Well, if my counterargument wasn't enough, let's turn to the Daily Caller, where Ann Coulter argues that Palin's legacy in this regard is wholly owned by the GOP. (Countering Cohen with Coulter just feels right to me, you know?)

Coulter, having observed that Palin has been one of the loudest voices to promote both a "brokered convention" and herself as the solution to that deadlock, jumped to what she saw as a problem in the GOP:

Coulter said that might be a weakness in the Republican Party as a whole — that certain individuals become celebrities and are allowed to profit off that status and yet still interfere in GOP politics, which Democrats have been able to avoid.

"And just a more corporate problem is I think our party and particularly our movement, the conservative movement, does have more of a problem with con men and charlatans than the Democratic Party," she said. "I mean, the incentives seem to be set up to allow people — as long as you have a band of a few million fanatical followers, you can make money.
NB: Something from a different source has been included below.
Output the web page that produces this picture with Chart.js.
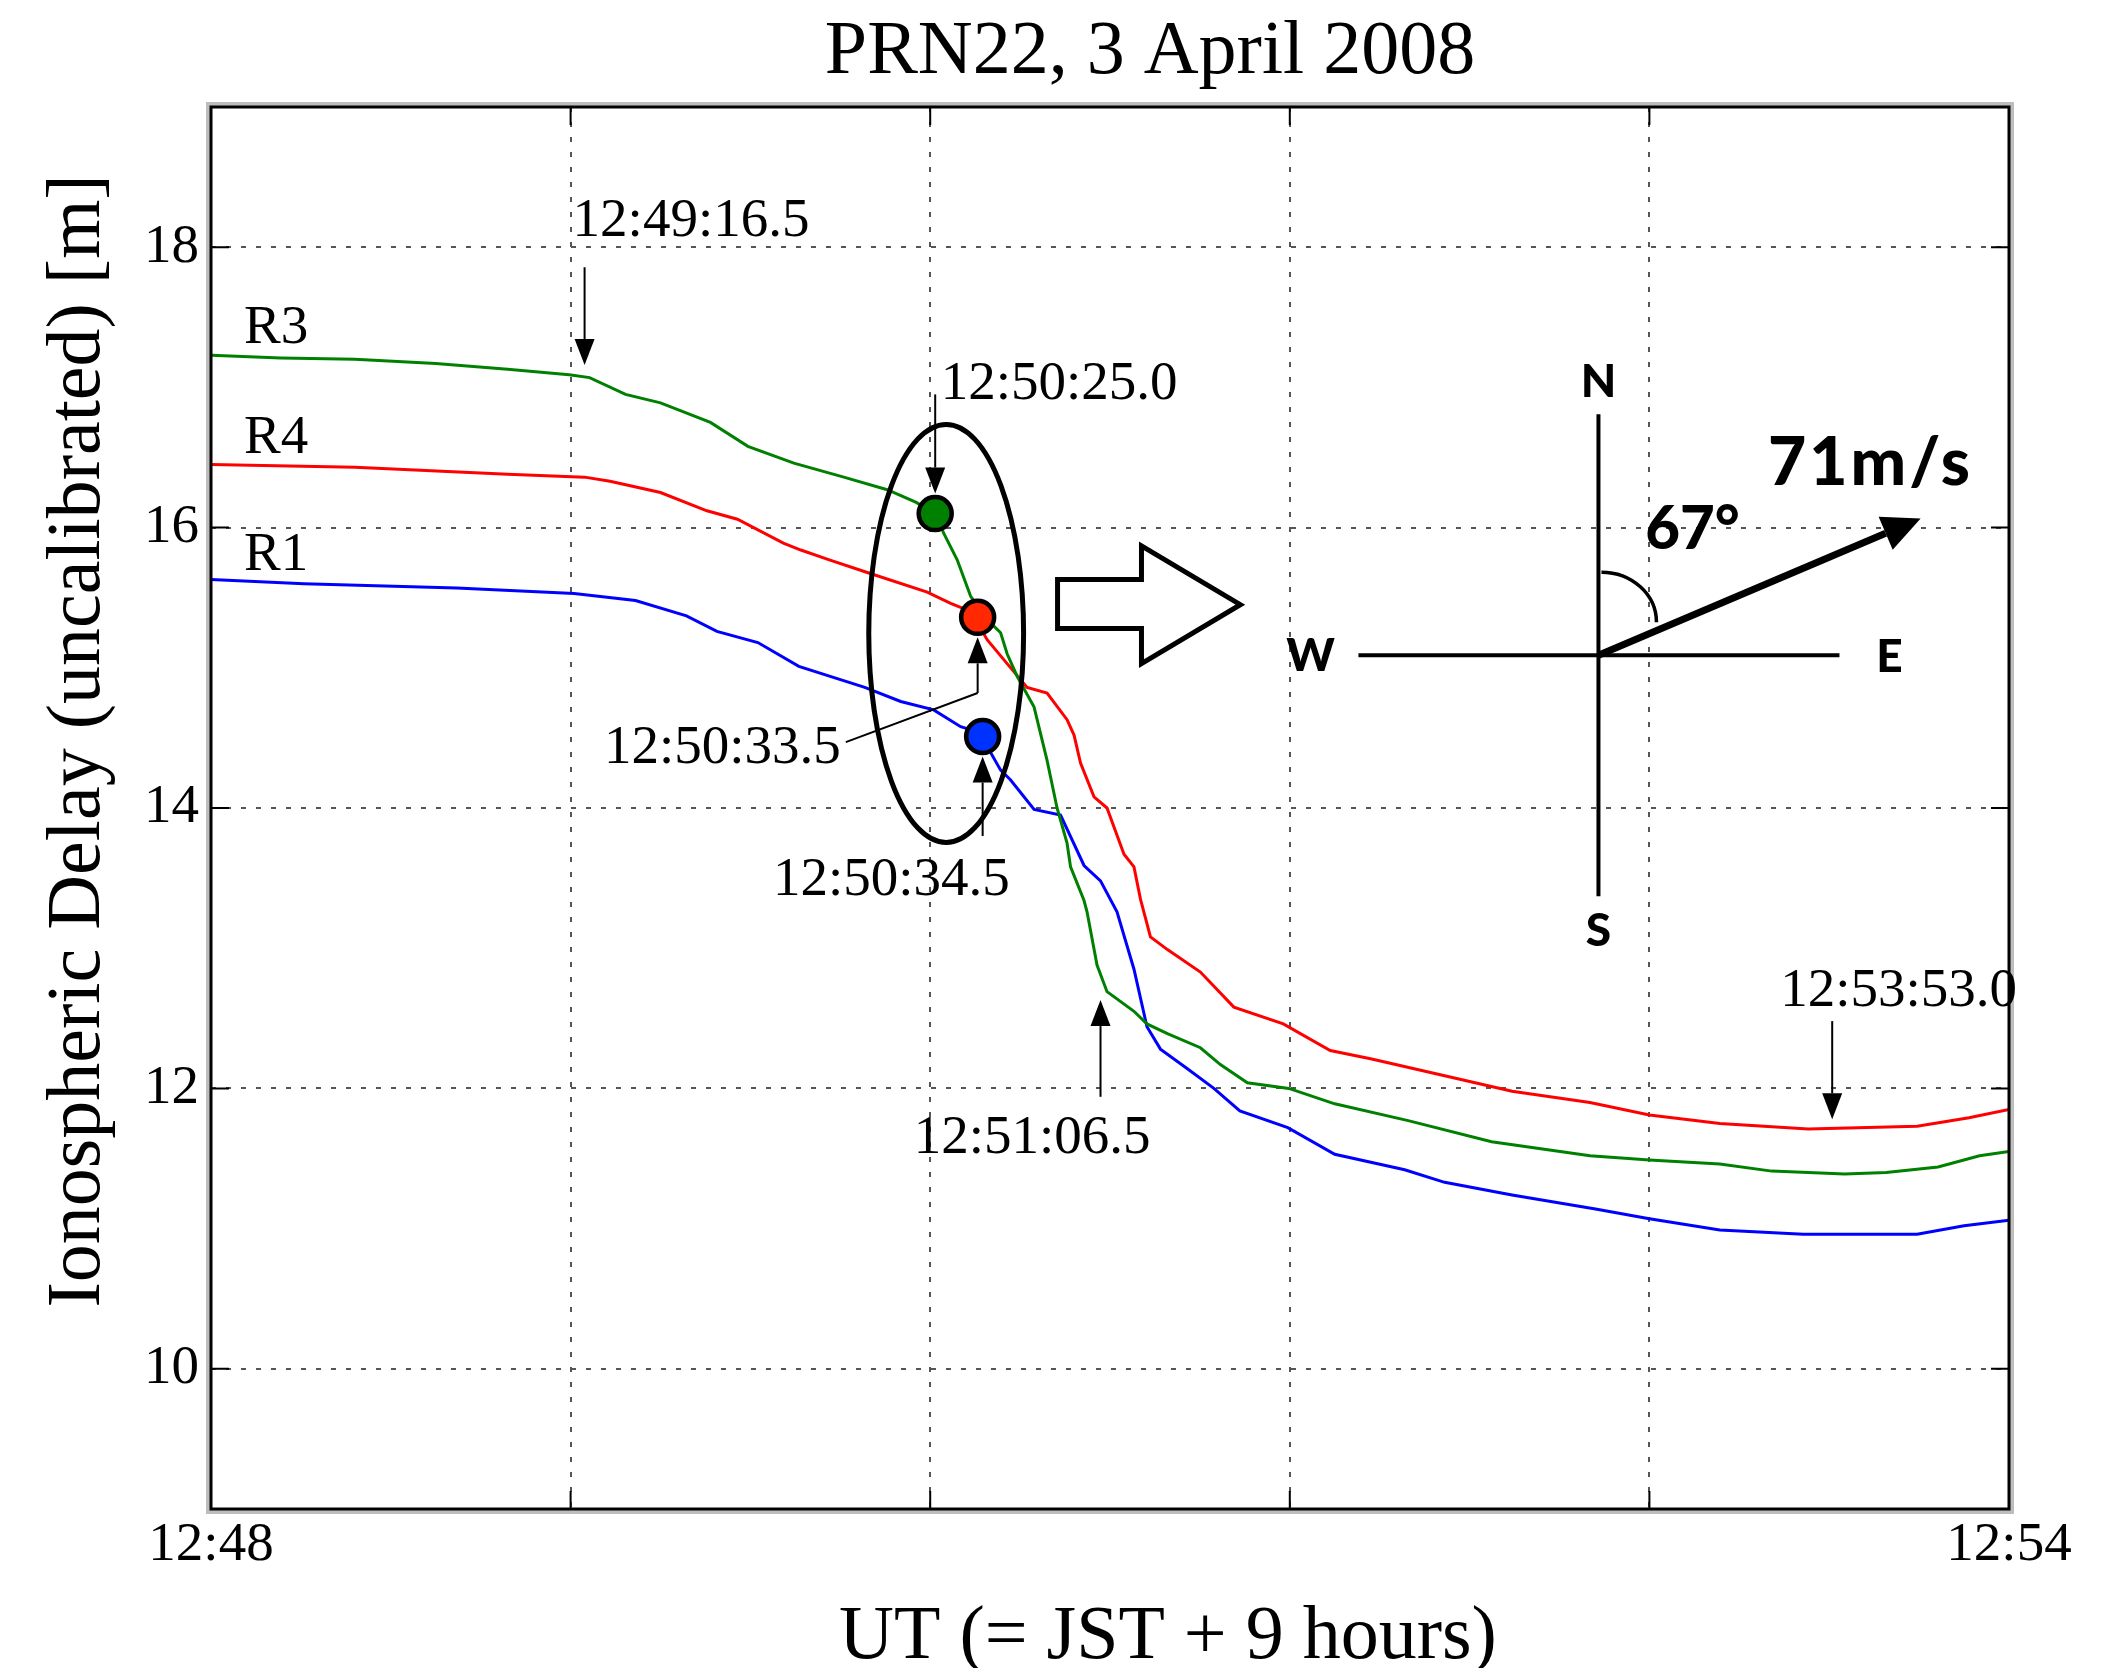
<!DOCTYPE html>
<html>
<head>
<meta charset="utf-8">
<title>PRN22, 3 April 2008</title>
<script src="https://cdn.jsdelivr.net/npm/chart.js@4.4.1/dist/chart.umd.min.js"></script>
<style>
  html, body { margin: 0; padding: 0; background: #ffffff; }
  canvas { display: block; }
</style>
</head>
<body>
<canvas id="chart" width="2115" height="1668"></canvas>
<script>
// Time axis is in seconds after 12:48:00 UT.
const xGridSec = [0, 72, 144, 216, 288, 360];
const xTickLabels = ['12:48', '', '', '', '', '12:54'];
const yTickValues = [10, 12, 14, 16, 18];

const seriesNames = ['R3', 'R4', 'R1'];

// R3 (green)
const r3Time = [0, 14, 28.8, 45, 59.4, 71.7, 75.8, 83, 90, 100,
  107.5, 116.7, 126.7, 135.4, 141.2, 145, 146.7, 149.4, 152.1, 156.1,
  158.1, 159.4, 161.4, 164.8, 167.4, 169.4, 171.4, 172.1, 174.8, 175.4,
  177.4, 179.4, 184.8, 187.4, 191.5, 198.1, 202.1, 207.5, 215.8, 225,
  239.7, 256.4, 276.1, 288, 302.1, 312.5, 327.1, 335.4, 345.8, 354.1, 360];
const r3Delay = [17.23, 17.21, 17.20, 17.17, 17.13, 17.09, 17.07, 16.95, 16.89, 16.75,
  16.58, 16.46, 16.36, 16.27, 16.18, 16.10, 15.96, 15.77, 15.51, 15.32,
  15.25, 15.10, 14.94, 14.72, 14.34, 14.00, 13.75, 13.58, 13.34, 13.26,
  12.88, 12.69, 12.55, 12.46, 12.39, 12.29, 12.17, 12.04, 12.00, 11.89,
  11.77, 11.62, 11.52, 11.49, 11.46, 11.41, 11.39, 11.40, 11.44, 11.52, 11.55];

// R4 (red)
const r4Time = [0, 28.8, 59.4, 74.8, 79.9, 90, 99.3, 105.4, 114.6, 118.1,
  123.8, 131.4, 143.4, 148.1, 152.2, 155.4, 159.4, 163.4, 167.4, 171.4,
  172.8, 174.1, 176.8, 179.4, 182.8, 184.8, 186.1, 188.1, 191.5, 198.1,
  204.8, 214.7, 224.1, 232.4, 247, 260.5, 276.1, 288, 302.1, 319.8,
  341.6, 352, 360];
const r4Delay = [16.45, 16.43, 16.38, 16.36, 16.33, 16.25, 16.12, 16.06, 15.89, 15.84,
  15.77, 15.68, 15.54, 15.46, 15.40, 15.20, 15.03, 14.86, 14.82, 14.63,
  14.52, 14.32, 14.08, 14.00, 13.67, 13.58, 13.35, 13.08, 12.99, 12.83,
  12.58, 12.46, 12.27, 12.21, 12.09, 11.98, 11.90, 11.81, 11.75, 11.71,
  11.73, 11.79, 11.85];

// R1 (blue)
const r1Time = [0, 18.6, 49.2, 72.7, 85, 95.2, 101.3, 109.5, 117.7, 130.9,
  138.1, 144.7, 150.1, 153.8, 158.1, 160.1, 164.8, 170.1, 174.8, 178.1,
  181.4, 184.8, 187.4, 190.1, 195.5, 200.8, 206, 215.6, 225, 239,
  247, 260.5, 277.2, 288, 302.1, 318.8, 341.6, 351, 360];
const r1Delay = [15.63, 15.60, 15.57, 15.53, 15.48, 15.37, 15.26, 15.18, 15.01, 14.86,
  14.76, 14.70, 14.58, 14.54, 14.27, 14.20, 13.99, 13.95, 13.59, 13.48,
  13.26, 12.85, 12.44, 12.28, 12.14, 12.00, 11.84, 11.72, 11.53, 11.42,
  11.33, 11.24, 11.14, 11.07, 10.99, 10.96, 10.96, 11.02, 11.06];

// Onset markers: 12:50:25.0 (R3), 12:50:33.5 (R4), 12:50:34.5 (R1)
const markerTime = [145, 153.5, 154.5];
const markerDelay = [16.10, 15.36, 14.51];

const timeNotes = ['12:49:16.5', '12:50:25.0', '12:50:33.5', '12:50:34.5', '12:51:06.5', '12:53:53.0'];

const chartTitle = 'PRN22, 3 April 2008';
const xTitle = 'UT (= JST + 9 hours)';
const yTitle = 'Ionospheric Delay (uncalibrated) [m]';
const speedText = '71m/s';
const azimuthDeg = 67;

const SERIF = '"Liberation Serif", "Times New Roman", Times, serif';
const SANS = 'Lato, "DejaVu Sans", sans-serif';

const pts = (ts, vs) => ts.map((t, i) => ({ x: t, y: vs[i] }));

function arrowTo(ctx, x1, y1, x2, y2, len, wid) {
  const ang = Math.atan2(y2 - y1, x2 - x1);
  const bx = x2 - Math.cos(ang) * len, by = y2 - Math.sin(ang) * len;
  ctx.beginPath();
  ctx.moveTo(x1, y1);
  ctx.lineTo(bx, by);
  ctx.stroke();
  const nx = -Math.sin(ang) * wid / 2, ny = Math.cos(ang) * wid / 2;
  ctx.beginPath();
  ctx.moveTo(x2, y2);
  ctx.lineTo(bx + nx, by + ny);
  ctx.lineTo(bx - nx, by - ny);
  ctx.closePath();
  ctx.fill();
}

const figureOverlay = {
  id: 'figureOverlay',
  afterDraw(chart) {
    const { ctx, chartArea: a } = chart;
    const xs = chart.scales.x, ys = chart.scales.y;
    const X = v => xs.getPixelForValue(v);
    const Y = v => ys.getPixelForValue(v);
    ctx.save();

    // inward tick marks on all four sides
    ctx.strokeStyle = '#000';
    ctx.lineWidth = 2;
    ctx.beginPath();
    xGridSec.slice(1, -1).forEach(t => {
      const px = X(t);
      ctx.moveTo(px, a.bottom); ctx.lineTo(px, a.bottom - 18);
      ctx.moveTo(px, a.top); ctx.lineTo(px, a.top + 18);
    });
    yTickValues.forEach(v => {
      const py = Y(v);
      ctx.moveTo(a.left, py); ctx.lineTo(a.left + 18, py);
      ctx.moveTo(a.right, py); ctx.lineTo(a.right - 18, py);
    });
    ctx.stroke();

    // axes box
    ctx.strokeStyle = '#bdbdbd';
    ctx.lineWidth = 4;
    ctx.strokeRect(a.left - 3, a.top - 3, a.right - a.left + 6, a.bottom - a.top + 6);
    ctx.strokeStyle = '#000';
    ctx.lineWidth = 3;
    ctx.strokeRect(a.left, a.top, a.right - a.left, a.bottom - a.top);

    // series names
    ctx.fillStyle = '#000';
    ctx.font = '55px ' + SERIF;
    ctx.textAlign = 'left';
    ctx.textBaseline = 'alphabetic';
    const namePos = [17.32, 16.53, 15.70];
    seriesNames.forEach((n, i) => ctx.fillText(n, X(6.6), Y(namePos[i])));

    // time labels
    const notePos = [[72.4, 18.08], [146.1, 16.92], [78.7, 14.32], [112.5, 13.38], [140.7, 11.54], [314.2, 12.59]];
    timeNotes.forEach((s, i) => ctx.fillText(s, X(notePos[i][0]), Y(notePos[i][1])));

    // pointer arrows
    ctx.lineWidth = 2;
    ctx.strokeStyle = '#000';
    const dotR = 19;
    arrowTo(ctx, X(74.8), Y(17.857), X(74.8), Y(17.16), 26, 20);
    arrowTo(ctx, X(324.6), Y(12.48), X(324.6), Y(11.78), 26, 20);
    arrowTo(ctx, X(178.1), Y(11.94), X(178.1), Y(12.63), 26, 20);
    // to the onset markers
    const gx = X(markerTime[0]), gy = Y(markerDelay[0]);
    arrowTo(ctx, gx, Y(16.95), gx, gy - dotR - 1, 26, 20);
    const rx = X(markerTime[1]), ry = Y(markerDelay[1]);
    ctx.beginPath();
    ctx.moveTo(X(127.1), Y(14.47));
    ctx.lineTo(rx, Y(14.82));
    ctx.stroke();
    arrowTo(ctx, rx, Y(14.82), rx, ry + dotR + 1, 26, 20);
    const bx = X(markerTime[2]), by = Y(markerDelay[2]);
    arrowTo(ctx, bx, Y(13.80), bx, by + dotR + 1, 26, 20);

    // ellipse around the onset markers
    ctx.lineWidth = 5;
    ctx.beginPath();
    const ecx = X(147.2), ecy = Y(15.245);
    ctx.ellipse(ecx, ecy, X(147.2 + 15.5) - ecx, Y(15.245 - 1.491) - ecy, 0, 0, Math.PI * 2);
    ctx.stroke();

    // hollow block arrow
    const block = [[169.5, 15.63], [186.3, 15.63], [186.3, 15.87], [206.1, 15.45],
                   [186.3, 15.03], [186.3, 15.28], [169.5, 15.28]];
    ctx.beginPath();
    block.forEach((p, i) => i ? ctx.lineTo(X(p[0]), Y(p[1])) : ctx.moveTo(X(p[0]), Y(p[1])));
    ctx.closePath();
    ctx.fillStyle = '#fff';
    ctx.fill();
    ctx.lineWidth = 5;
    ctx.lineJoin = 'miter';
    ctx.stroke();

    // compass with propagation direction
    const cx = X(277.8), cy = Y(15.09);
    ctx.lineWidth = 4;
    ctx.lineJoin = 'round';
    ctx.beginPath();
    ctx.moveTo(cx, cy - 241); ctx.lineTo(cx, cy + 241);
    ctx.moveTo(cx - 240, cy); ctx.lineTo(cx + 241, cy);
    ctx.stroke();
    ctx.fillStyle = '#000';
    ctx.font = '900 46px ' + SANS;
    ctx.textAlign = 'center';
    ctx.textBaseline = 'middle';
    ctx.fillText('N', cx, cy - 273);
    ctx.fillText('S', cx, cy + 276);
    ctx.fillText('W', cx - 288, cy + 1);
    ctx.fillText('E', cx + 291, cy + 2);
    const ang = azimuthDeg * Math.PI / 180;
    const L = 350;
    ctx.lineWidth = 7;
    ctx.lineCap = 'butt';
    arrowTo(ctx, cx, cy, cx + L * Math.sin(ang), cy - L * Math.cos(ang), 38, 36);
    ctx.lineWidth = 3.5;
    ctx.beginPath();
    ctx.ellipse(cx + 3, cy - 33, 55, 50, 0, -Math.PI / 2, 0);
    ctx.stroke();
    ctx.font = '900 60px ' + SANS;
    ctx.fillText(azimuthDeg + '\u00B0', cx + 94, cy - 126);
    ctx.font = '900 66px ' + SANS;
    ctx.letterSpacing = '3px';
    ctx.fillText(speedText, cx + 272, cy - 191);
    ctx.letterSpacing = '0px';

    // titles
    ctx.font = '76px ' + SERIF;
    ctx.textAlign = 'center';
    ctx.textBaseline = 'alphabetic';
    ctx.fillText(chartTitle, 1150, 73);
    ctx.fillText(xTitle, 1168, 1658);
    ctx.translate(99, 741);
    ctx.rotate(-Math.PI / 2);
    ctx.fillText(yTitle, 0, 0);

    ctx.restore();
  }
};

const gridStyle = { color: '#555555', lineWidth: 2, drawTicks: false };

new Chart(document.getElementById('chart'), {
  type: 'line',
  data: {
    datasets: [
      {
        type: 'scatter',
        label: 'onset',
        data: pts(markerTime, markerDelay),
        pointRadius: 16.5,
        pointBorderWidth: 4.5,
        pointBorderColor: '#000',
        pointBackgroundColor: ['rgb(0,128,0)', 'rgb(255,40,0)', 'rgb(0,50,255)'],
        showLine: false
      },
      { label: seriesNames[0], data: pts(r3Time, r3Delay), borderColor: 'rgb(0,128,0)', borderWidth: 3, pointRadius: 0, tension: 0, fill: false },
      { label: seriesNames[1], data: pts(r4Time, r4Delay), borderColor: 'rgb(255,0,0)', borderWidth: 3, pointRadius: 0, tension: 0, fill: false },
      { label: seriesNames[2], data: pts(r1Time, r1Delay), borderColor: 'rgb(0,0,255)', borderWidth: 3, pointRadius: 0, tension: 0, fill: false }
    ]
  },
  options: {
    responsive: false,
    animation: false,
    devicePixelRatio: 1,
    layout: { padding: { left: 132, right: 106, top: 107, bottom: 85 } },
    plugins: {
      legend: { display: false },
      tooltip: { enabled: false },
      title: { display: false }
    },
    scales: {
      x: {
        type: 'linear',
        min: 0,
        max: 360,
        afterBuildTicks: s => { s.ticks = xGridSec.map(v => ({ value: v })); },
        ticks: {
          autoSkip: false,
          maxRotation: 0,
          padding: 4,
          color: '#000',
          font: { family: SERIF, size: 55 },
          callback: (v, i) => xTickLabels[i]
        },
        grid: gridStyle,
        border: { display: false, dash: [5, 10] }
      },
      y: {
        min: 9,
        max: 19,
        afterBuildTicks: s => { s.ticks = yTickValues.map(v => ({ value: v })); },
        ticks: {
          padding: 12,
          color: '#000',
          font: { family: SERIF, size: 55 },
          callback: v => String(v)
        },
        grid: gridStyle,
        border: { display: false, dash: [5, 10] }
      }
    }
  },
  plugins: [figureOverlay]
});
</script>
</body>
</html>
The Democrats have managed to figure out how not to do that."

Coulter's solution? Another one of those pledge thingies. Hers would preclude Republican presidential candidates from seeking to "profit off of political stardom." "I want them to sign a pledge," said Coulter, "saying, 'If I lose the nomination I pledge I will not take a gig with Fox News or write a book.'"

I'm not entirely sure how this would work -- the pre-primary season candidate memoir seems to be a perennial fixture of the presidential cycle, and occasionally, they are very profitable. I'd also point out that while Mike Huckabee definitely parlayed his presidential candidacy into a lucrative television career, it seems to me that he has managed to do this in a fairly humble and tasteful way.

Besides, in politics, one needn't achieve "stardom" to end up some sort of well-compensated embarrassment. Just look at Evan Bayh!